Quinn, gone too soon at 71, spent parts of 20 seasons behind the bench in Philadelphia, Los Angeles, Vancouver, Toronto and Edmonton, and while he never won a Stanley Cup, he was twice named the NHL’s top coach (with the Flyers in 1980, and with the Canucks in ’92).
He's also the only man to lead Canada to gold medals in the Olympics, the World Championships, the World Juniors and the World Under-18s.
Not a bad resume. But what I’ll remember most about Quinn is that he was a larger-than-life figure: gregarious, intimidating, full of bluster and a terrific story teller. I'd heard he could make life rough on writers, but he could also be incredibly charming and gracious as well.
An example: I caught up with him on one occasion several years back to talk international hockey. He was honest, insightful and very generous, going well past the time he’d allotted for the interview. But even when I had everything I needed for the piece there was still one more thing I wanted to ask him about.
The Bobby Orr hit.
I was pushing my luck. I fully expected him to beg off, either because of another engagement or because, after 30-plus years, he was sick of talking about it.
Instead, he gave a big laugh.
“It was all shoulder,” he said, anticipating the question. “Clean as a whistle.”
That's a point of some debate, particularly if there's a Bruins fan involved in the discussion. But what everyone can agree on is that Quinn, once upon a time a hard-rock defenseman, delivered one of the most devastating hits in NHL history on April 2, 1969 ... and maybe the most famous.
It was the opener of the playoffs, and Quinn’s Maple Leafs were being dismantled by Boston. The Bruins had already built up a 6–0 lead, setting tensions on edge, when Orr picked up the puck behind his own net in the final moments of the second period and rolled out on the right side. He dashed past one forechecker and angled toward the boards to break out of the zone when he did something completely out of character: He put his head down.
Hovering at the blue line, Quinn spied his opportunity. The two had fought a pretty decent bout in their previous meeting, and the Toronto blueliner wasn't about to let Orr blow by without a reminder. Quinn drew a bead, closed in and viciously laid Orr out, knocking him unconscious.
Today, a high hit like that might get Quinn a five-game suspension. Back then? It was five minutes for elbowing ... but honestly, if his target had been anyone but Orr it probably would have been shrugged off as good, hard hockey.

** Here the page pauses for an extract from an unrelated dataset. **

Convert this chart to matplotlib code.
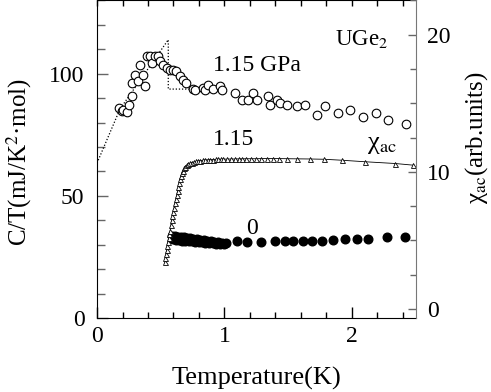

“That one caused quite a ruckus,” Quinn said. “You were taking your life into your own hands when you hit Bobby. The fans didn't like it. The Bruins didn't like it. But that one felt good. It was a good hit.”
He went on to say that while he and Orr had a “few skirmishes over the years,” they eventually became friends after their playing days were over. “I had tremendous respect for him,” Quinn said. “I always say he was the best who ever played the game.”
"He didn't give you many chances to get a piece of him. We've talked about it several times since. He doesn't necessarily agree with my version of events but we've laughed about it. You know, we were both going hard. It was just part of the game back then.”
Later, when Quinn shook my hand, I got a real sense of how hard that hit must have been.
A good player, a great coach and an even better man. Rest in peace, Pat.